Esto aún se acentuó más cuando el papa León XIII confirmó que había que hacer eso, acomodarse a los tiempos y a los regímenes políticos en la medida de lo posible. El liberalismo, pandemónium para la Iglesia, fue aceptado solo en aquello que la beneficiaba, y así la secular institución pretendió prohibir la lectura de libros (como había hecho casi siempre), la enseñanza laica, la enseñanza no católica (donde se pudiesen enseñar doctrinas luteranas, ateas, etc.), prohibir la libertad de cátedra, la libertad académica, prohibir la enseñanza obligatoria, prohibir la enseñanza gratuita, prohibir las subvenciones del Estado a las escuelas no católicas, que en ciertos casos debian ser cerradas. Los obispos quisieron vetar a los maestros que no concordasen con sus ideas, que se censurasen los libros que los obispos considerasen perniciosos, que se abriese expediente a los maestros que enseñasen contra lo que los obispos consideraban oportuno. Prohibir fue una afición irresistible para la Iglesia en todo tiempo y lugar.

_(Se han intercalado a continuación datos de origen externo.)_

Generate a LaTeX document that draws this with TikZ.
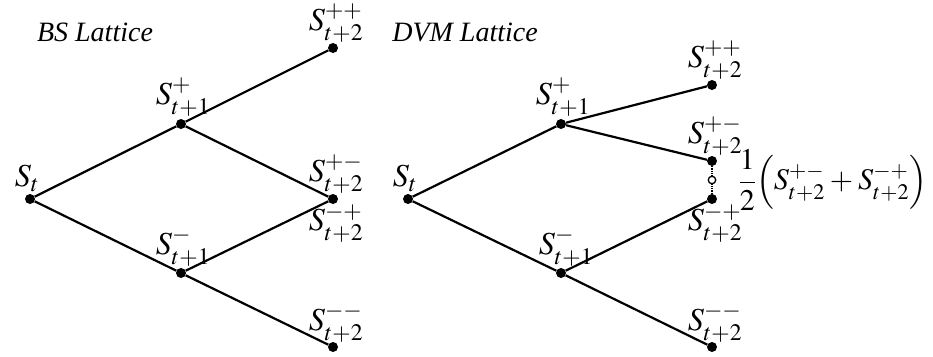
\documentclass[tikz,border=0pt]{standalone}
\usepackage{amsmath}
\usepackage{mathptmx}
\usepackage[no-math]{fontspec}
\setmainfont{Liberation Serif}
\usetikzlibrary{positioning}

\begin{document}
\begin{tikzpicture}[
  x=1pt, y=-1pt,
  dot/.style={circle, fill=black, inner sep=0pt, minimum size=10pt},
  hole/.style={circle, draw, fill=white, line width=1.3pt, inner sep=0pt, minimum size=7.5pt},
  lbl/.style={font=\fontsize{32}{36}\selectfont, inner sep=0pt},
  ttl/.style={font=\fontsize{28}{32}\selectfont\itshape},
  edge/.style={line width=2.2pt}
]
  \useasboundingbox (0,0) rectangle (933,356);

  % BS lattice
  \node[ttl] (bsttl) at (95,32) {BS Lattice};
  \node[dot] (b0) at (30,199) {};
  \node[dot] (bu) at (181,124) {};
  \node[dot] (bd) at (181,273) {};
  \node[dot] (buu) at (333,48) {};
  \node[dot] (bud) at (333,199) {};
  \node[dot] (bdd) at (333,347) {};
  \draw[edge] (b0) -- (bu) -- (buu);
  \draw[edge] (b0) -- (bd) -- (bdd);
  \draw[edge] (bu) -- (bud) -- (bd);
  \node[lbl, anchor=south] at (27,192) {$S_t$};
  \node[lbl, anchor=south] at (183,117) {$S^{+}_{t+1}$};
  \node[lbl, anchor=south] at (183,267) {$S^{-}_{t+1}$};
  \node[lbl, anchor=south] at (336,43) {$S^{++}_{t+2}$};
  \node[lbl, anchor=south] at (336,194) {$S^{+-}_{t+2}$};
  \node[lbl, anchor=north] at (336,204) {$S^{-+}_{t+2}$};
  \node[lbl, anchor=south] at (336,343) {$S^{--}_{t+2}$};

  % DVM lattice
  \node[ttl] (dvmttl) at (465,32) {DVM Lattice};
  \node[dot] (d0) at (408,199) {};
  \node[dot] (du) at (561,124) {};
  \node[dot] (dd) at (561,273) {};
  \node[dot] (duu) at (712,85) {};
  \node[dot] (dud) at (712,161) {};
  \node[dot] (ddu) at (712,199) {};
  \node[dot] (ddd) at (712,347) {};
  \draw[edge] (d0) -- (du) -- (duu);
  \draw[edge] (d0) -- (dd) -- (ddd);
  \draw[edge] (du) -- (dud);
  \draw[edge] (dd) -- (ddu);
  \draw[line width=1.2pt, densely dotted] (dud) -- (ddu);
  \node[hole] (avg) at (712,180) {};
  \node[lbl, anchor=south] at (405,192) {$S_t$};
  \node[lbl, anchor=south] at (563,117) {$S^{+}_{t+1}$};
  \node[lbl, anchor=south] at (566,267) {$S^{-}_{t+1}$};
  \node[lbl, anchor=south] at (715,80) {$S^{++}_{t+2}$};
  \node[lbl, anchor=south] at (715,156) {$S^{+-}_{t+2}$};
  \node[lbl, anchor=north] at (715,204) {$S^{-+}_{t+2}$};
  \node[lbl, anchor=south] at (715,343) {$S^{--}_{t+2}$};
  \node[lbl, font=\fontsize{30}{34}\selectfont, right=22pt of avg] (mean)
    {$\dfrac{1}{2}\Bigl(S^{+-}_{t+2}\mskip3mu{+}\mskip3mu S^{-+}_{t+2}\Bigr)$};
\end{tikzpicture}
\end{document}
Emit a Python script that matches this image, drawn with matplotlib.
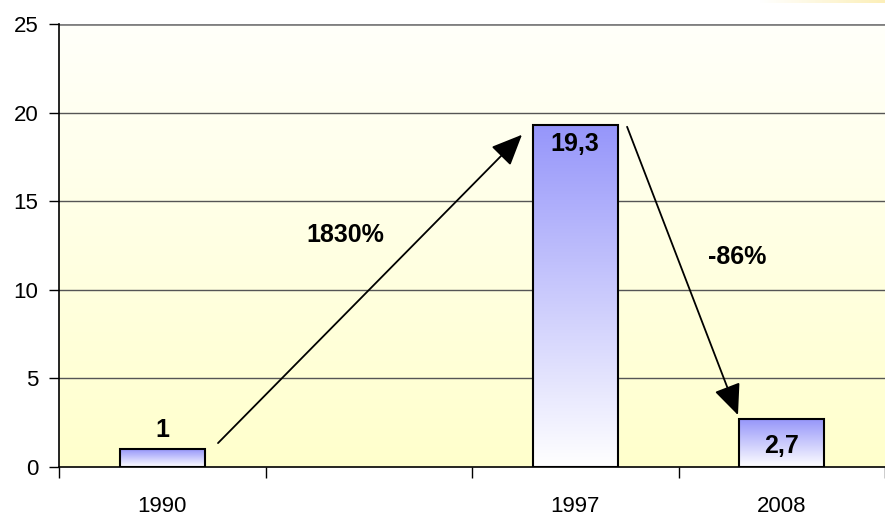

Para prohibir de forma más coordinada, la Iglesia española celebró varios Congresos Católicos entre 1889 y 1902, en Madrid, Zaragoza, Sevilla, Tarragona, Burgos y Santiago de Compostela. El profesor Vaquero Iglesias (1) ha estudiado en caso particular del obispo ovetense, entre 1884 y 1904, Ramón Martínez Vigil, verdadero celador de lo que la Iglesia debía prohibir. Conocía bien el terreno porque había nacido en la pequeña localidad de Tiñana (Siero, Asturias) y se formó, probablemente, en la filosofía tomista de la mano del dominico Zeferino González y Díaz Tuñón. Querer aplicar el pensamiento de Tomás de Aquino a finales del siglo XIX era cuestión ciertamente peregrina, máxime cuando ya existían escuelas teológicas que habían discutido al dominico del siglo XIII.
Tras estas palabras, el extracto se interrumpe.